**Required task:**
Leave out every picture, and retype exactly the lines from the line with "What seaborn and" through the line with "wedgeprops=dict(width=0.5, linewidth=0))", both ends included.

Recorded data
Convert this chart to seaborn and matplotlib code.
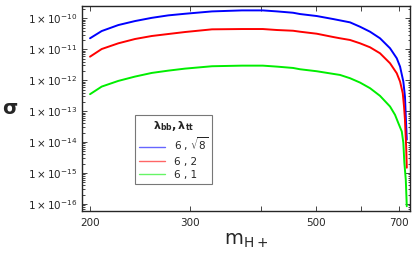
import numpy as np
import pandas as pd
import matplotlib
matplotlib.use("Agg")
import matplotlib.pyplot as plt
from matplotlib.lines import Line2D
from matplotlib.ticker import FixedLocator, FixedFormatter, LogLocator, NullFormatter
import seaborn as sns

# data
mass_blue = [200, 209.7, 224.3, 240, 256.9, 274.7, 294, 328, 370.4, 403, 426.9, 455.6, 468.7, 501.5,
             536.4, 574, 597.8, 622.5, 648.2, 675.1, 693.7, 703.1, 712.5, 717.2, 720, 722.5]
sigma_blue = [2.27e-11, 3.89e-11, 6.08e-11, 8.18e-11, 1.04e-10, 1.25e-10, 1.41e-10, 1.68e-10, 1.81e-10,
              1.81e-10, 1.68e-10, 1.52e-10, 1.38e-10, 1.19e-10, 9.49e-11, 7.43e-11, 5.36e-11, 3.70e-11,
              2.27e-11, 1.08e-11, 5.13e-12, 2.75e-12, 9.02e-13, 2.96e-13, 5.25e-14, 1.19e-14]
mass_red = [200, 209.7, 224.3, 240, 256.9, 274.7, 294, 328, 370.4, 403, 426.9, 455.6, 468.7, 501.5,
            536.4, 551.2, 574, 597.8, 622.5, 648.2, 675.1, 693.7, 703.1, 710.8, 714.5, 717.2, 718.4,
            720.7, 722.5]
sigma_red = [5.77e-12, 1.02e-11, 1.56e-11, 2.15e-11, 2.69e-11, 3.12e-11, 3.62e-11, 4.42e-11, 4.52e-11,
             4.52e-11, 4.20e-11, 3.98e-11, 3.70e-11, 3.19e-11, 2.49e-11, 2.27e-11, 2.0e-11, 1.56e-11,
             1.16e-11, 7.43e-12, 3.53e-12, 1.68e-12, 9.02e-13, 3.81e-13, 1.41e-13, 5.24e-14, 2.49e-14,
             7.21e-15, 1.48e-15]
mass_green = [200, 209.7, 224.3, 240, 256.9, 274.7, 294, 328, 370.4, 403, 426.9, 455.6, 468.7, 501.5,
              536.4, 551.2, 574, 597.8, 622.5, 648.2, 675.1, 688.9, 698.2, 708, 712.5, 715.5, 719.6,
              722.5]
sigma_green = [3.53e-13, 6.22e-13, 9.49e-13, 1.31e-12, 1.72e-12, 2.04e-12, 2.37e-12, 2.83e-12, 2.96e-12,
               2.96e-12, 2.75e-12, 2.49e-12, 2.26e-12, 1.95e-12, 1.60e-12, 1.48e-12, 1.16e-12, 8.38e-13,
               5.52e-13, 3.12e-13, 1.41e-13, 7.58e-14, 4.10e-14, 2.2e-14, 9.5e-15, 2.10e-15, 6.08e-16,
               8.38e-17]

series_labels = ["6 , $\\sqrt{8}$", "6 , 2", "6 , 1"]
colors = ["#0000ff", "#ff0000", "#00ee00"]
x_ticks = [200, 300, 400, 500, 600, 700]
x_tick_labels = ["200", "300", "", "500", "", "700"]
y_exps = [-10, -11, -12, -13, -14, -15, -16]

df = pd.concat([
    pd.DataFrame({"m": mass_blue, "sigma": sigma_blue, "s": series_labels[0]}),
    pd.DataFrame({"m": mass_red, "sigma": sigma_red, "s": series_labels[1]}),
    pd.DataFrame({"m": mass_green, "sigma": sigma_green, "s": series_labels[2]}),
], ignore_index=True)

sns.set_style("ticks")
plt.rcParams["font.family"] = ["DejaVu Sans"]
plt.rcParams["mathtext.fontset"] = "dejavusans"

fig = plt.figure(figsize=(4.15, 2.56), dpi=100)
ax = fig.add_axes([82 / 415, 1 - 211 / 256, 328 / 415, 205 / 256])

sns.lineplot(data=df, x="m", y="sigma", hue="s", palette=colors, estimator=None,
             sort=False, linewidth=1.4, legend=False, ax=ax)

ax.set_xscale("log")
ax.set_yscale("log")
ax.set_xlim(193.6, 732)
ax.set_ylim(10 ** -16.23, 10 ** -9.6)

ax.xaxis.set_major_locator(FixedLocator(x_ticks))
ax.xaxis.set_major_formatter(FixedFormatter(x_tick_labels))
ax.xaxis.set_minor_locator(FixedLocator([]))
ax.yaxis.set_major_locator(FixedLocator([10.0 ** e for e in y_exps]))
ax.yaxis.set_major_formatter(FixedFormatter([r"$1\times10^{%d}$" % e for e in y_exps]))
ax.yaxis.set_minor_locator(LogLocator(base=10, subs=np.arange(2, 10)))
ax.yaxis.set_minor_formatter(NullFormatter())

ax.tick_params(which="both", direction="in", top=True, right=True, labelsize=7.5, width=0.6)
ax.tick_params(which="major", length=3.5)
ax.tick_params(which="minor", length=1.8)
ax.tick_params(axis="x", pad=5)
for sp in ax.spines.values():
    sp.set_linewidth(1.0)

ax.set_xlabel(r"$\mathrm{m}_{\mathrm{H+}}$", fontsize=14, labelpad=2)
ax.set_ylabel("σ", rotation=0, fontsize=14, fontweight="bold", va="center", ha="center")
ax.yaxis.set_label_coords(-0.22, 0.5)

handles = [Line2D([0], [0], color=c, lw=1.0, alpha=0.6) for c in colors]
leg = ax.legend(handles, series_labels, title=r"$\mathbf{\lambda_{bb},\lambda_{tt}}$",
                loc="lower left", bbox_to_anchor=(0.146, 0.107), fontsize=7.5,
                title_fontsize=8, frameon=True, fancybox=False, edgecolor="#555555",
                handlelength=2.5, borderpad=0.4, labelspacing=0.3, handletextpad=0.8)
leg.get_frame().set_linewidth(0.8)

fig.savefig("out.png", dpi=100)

...

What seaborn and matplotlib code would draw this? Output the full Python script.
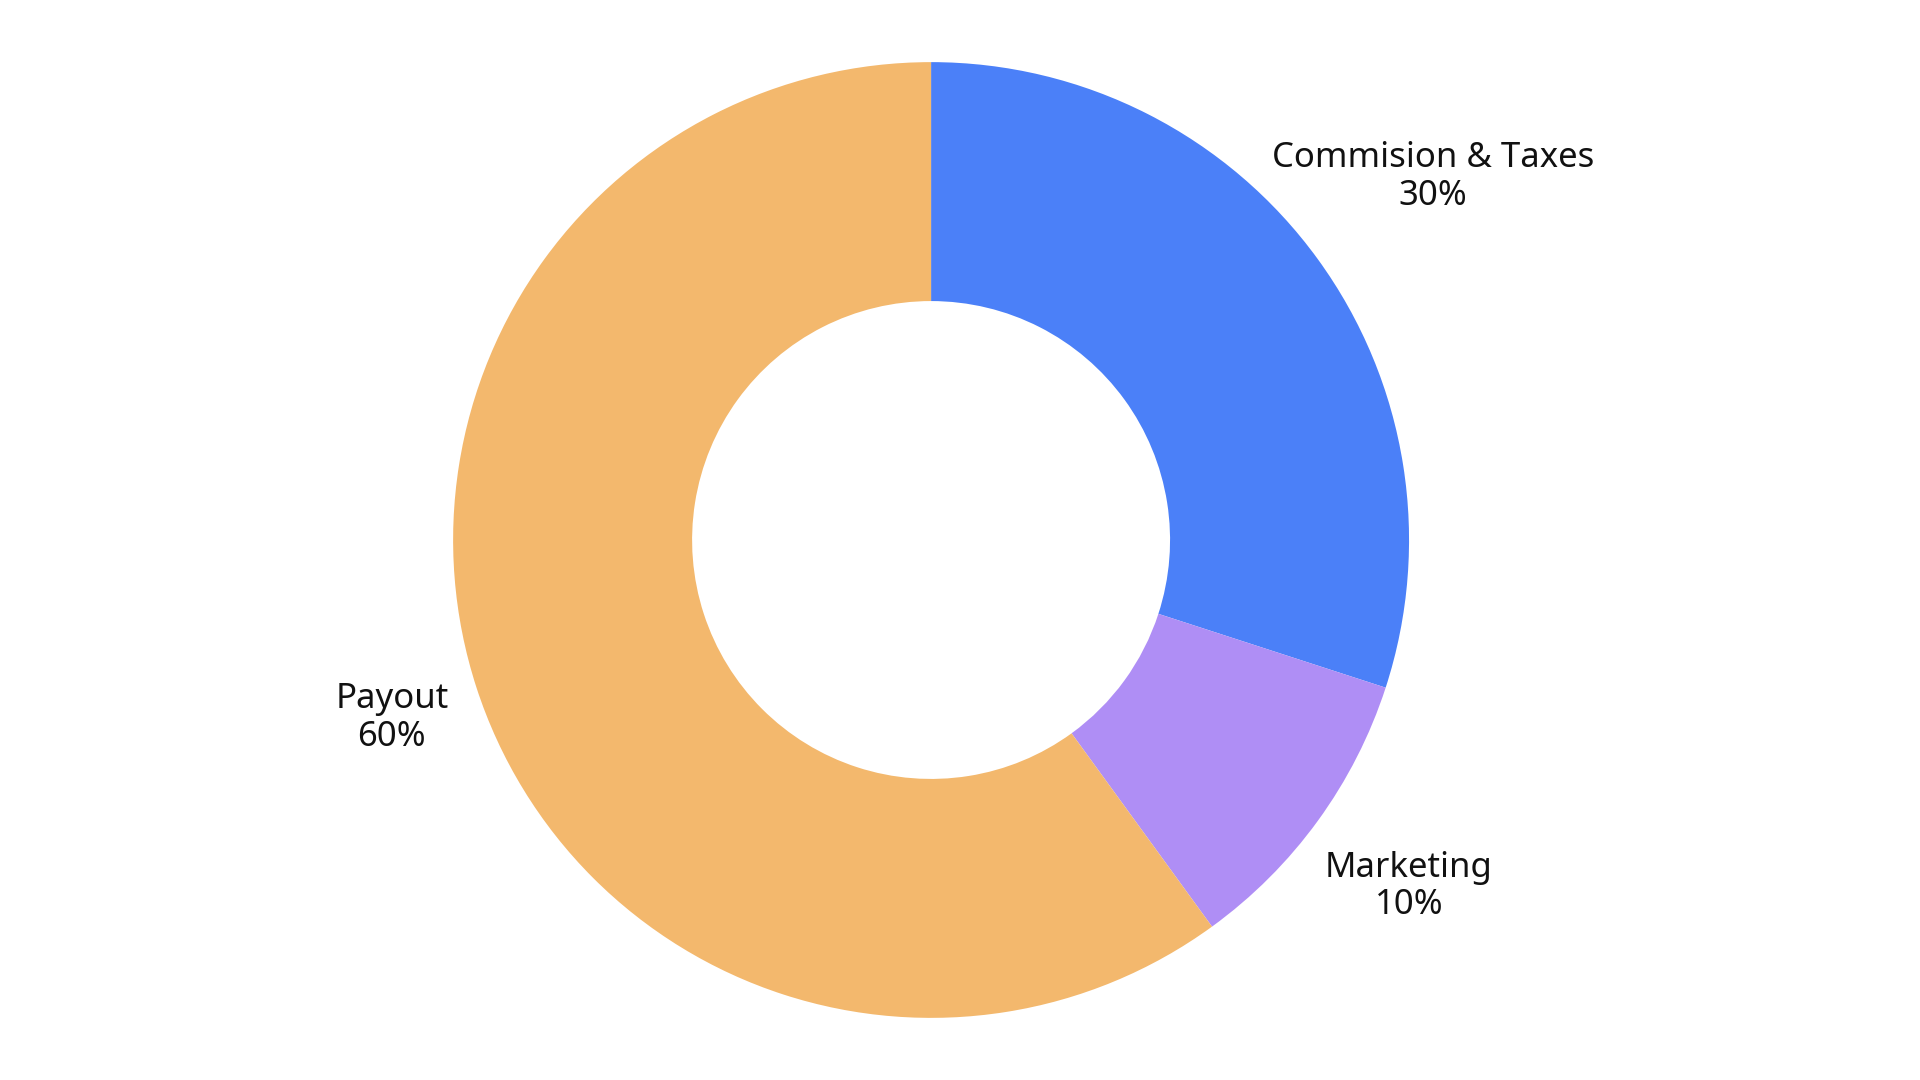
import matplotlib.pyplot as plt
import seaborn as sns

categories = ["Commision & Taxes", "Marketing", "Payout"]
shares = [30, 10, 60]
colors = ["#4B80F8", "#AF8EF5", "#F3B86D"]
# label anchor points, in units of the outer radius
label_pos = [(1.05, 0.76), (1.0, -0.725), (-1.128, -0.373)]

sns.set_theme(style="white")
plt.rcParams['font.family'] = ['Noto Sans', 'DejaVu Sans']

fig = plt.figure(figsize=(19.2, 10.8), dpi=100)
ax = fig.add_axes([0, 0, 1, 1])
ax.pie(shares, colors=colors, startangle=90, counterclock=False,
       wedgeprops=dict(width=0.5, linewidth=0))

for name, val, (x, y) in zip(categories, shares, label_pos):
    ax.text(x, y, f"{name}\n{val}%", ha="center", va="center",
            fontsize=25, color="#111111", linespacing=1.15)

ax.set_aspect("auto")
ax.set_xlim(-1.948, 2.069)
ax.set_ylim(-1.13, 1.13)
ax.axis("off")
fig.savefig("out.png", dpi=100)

**Reply:**
What seaborn and matplotlib code would draw this? Output the full Python script.
import matplotlib.pyplot as plt
import seaborn as sns

categories = ["Commision & Taxes", "Marketing", "Payout"]
shares = [30, 10, 60]
colors = ["#4B80F8", "#AF8EF5", "#F3B86D"]
# label anchor points, in units of the outer radius
label_pos = [(1.05, 0.76), (1.0, -0.725), (-1.128, -0.373)]

sns.set_theme(style="white")
plt.rcParams['font.family'] = ['Noto Sans', 'DejaVu Sans']

fig = plt.figure(figsize=(19.2, 10.8), dpi=100)
ax = fig.add_axes([0, 0, 1, 1])
ax.pie(shares, colors=colors, startangle=90, counterclock=False,
       wedgeprops=dict(width=0.5, linewidth=0))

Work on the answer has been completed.